I've had my 29G frag tank up now for a few months, it replaced my earlier 20G long tank. I've been slowly adding rock and such to it, and it has no fish or crabs, just a couple snails. The interesting part is watching the population of pods, worms, and other little critters that I'm seeing. Since there is no predation I find that the pods, mainly gammarid amphipods are out all the time, and I'm seeing quite a few small worms of different varieties out and about as well. At night if I put a flashlight up to the tank, I can sometimes get a pretty good swarm of fast swimming critters congregating at the light. Not sure what they all are, but they zip around quite a bit and are really fun to watch. A little hard to take pictures, just a bit too dark to get anything that can be recognized. I recently found a stomatella varia snail cruising around, and I'm hoping to find a few other things over time. It's been so long since I've had any new live rock, it's fun just to watch what comes out of it.
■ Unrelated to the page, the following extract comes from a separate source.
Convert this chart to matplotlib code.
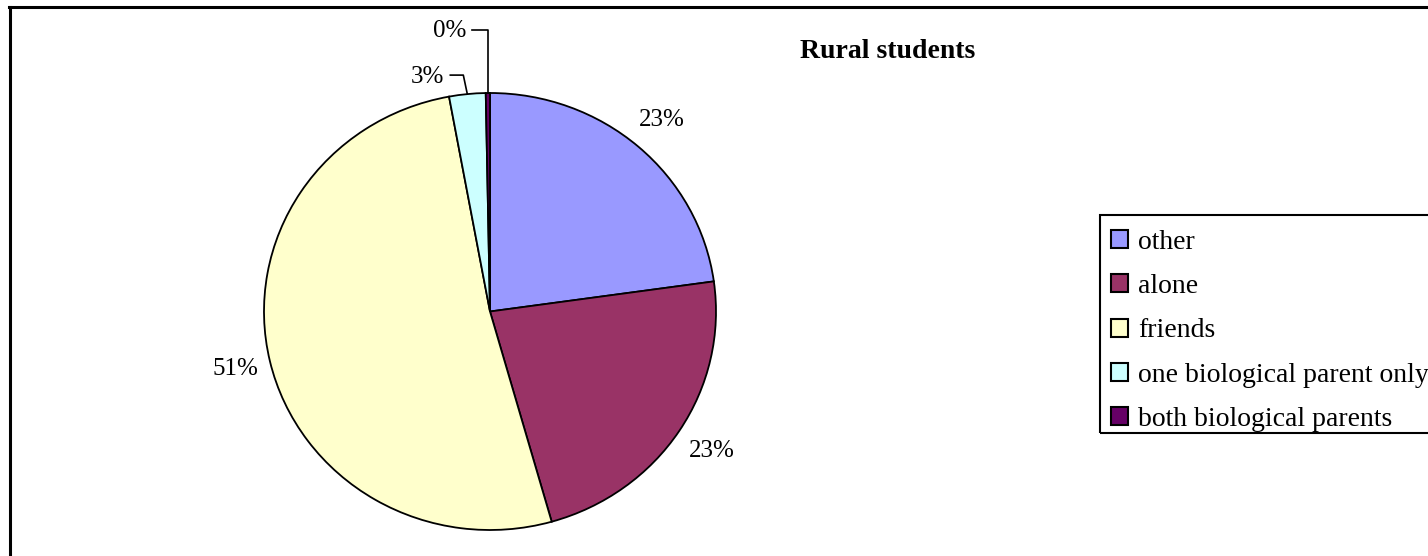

Its always nice when you can see something new.
This tank is really fun, and is beginning to show me how much diversity you can get when there are no larger predators in the tank. This tank has no fish, just rock and some frags that I'm growing out, including those from the March OMAS meeting. Another key is that there are no hermit crabs in this tank, I am trying this out the advice of Ron Shimek that said they are little "eco terrorist" and will eat basically whatever they can find, not only algae.
Last night I hit the tank with a flashlight in a corner half an hour after the lights had gone out. Gave it a minute or two and the water was just swarming with little critters swimming around the light. There were larger red swimmers, almost looked like swimming worms about 5mm to 8 mm long, and then a cloud of smaller pods, including some I could barely see. And the tank is covered in Gammarids which stay out all the time, as well as fan worms of a couple different varieties.